Yes, Bitcoin is very exposed to a 51% mining pool. There is nothing in the protocol that might deter large pools from forming. Once a pool has 51% of the hashing power, the Bitcoin value proposition collapses, the currency is no longer trustless, it becomes difficult to bring new people into the Bitcoin ecosystem because it’s, at that point, no different from any other currency issued by a single entity. Bitcoin’s incredible promise disappears the moment there is a 51% miner. And of course, a 51% miner can launch 51% attacks at any time, but he doesn’t have to, the damage is done even without any attack.

It’s foolhardy to rely on the Bitcoin community’s consensual behavior to ward off such a disaster. For the community doesn’t actually know which entity has how much mining power — what we have are estimates, mostly based on self-reporting by the miners. If a miner wanted to be particularly devious, they could easily hide their tracks and their true mining power.

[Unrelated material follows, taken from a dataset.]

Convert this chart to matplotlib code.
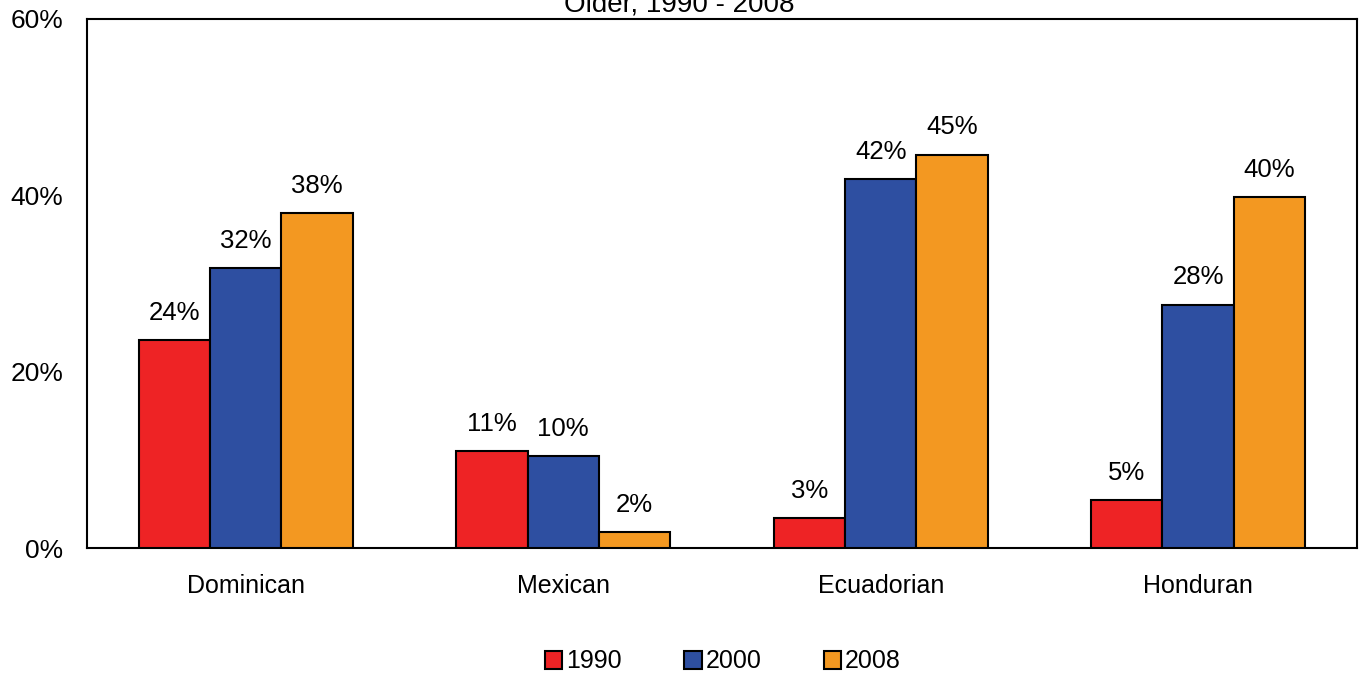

Dr. Eyal and I have proposed a change to Bitcoin’s proof of work algorithm to ward of truly large mining pools. Our proposal is called 2P-PoW, for Two Phase Proof of Work. In essence, we propose to keep the first phase of Bitcoin as is, and to add a second phase of work that cannot be effectively outsourced. So the size of a pool is then limited by the amount of hash power that a single entity can amass solely on their own. The nice thing about this proposal is that it allows small and mid-size pools to form, while prohibiting the really large players.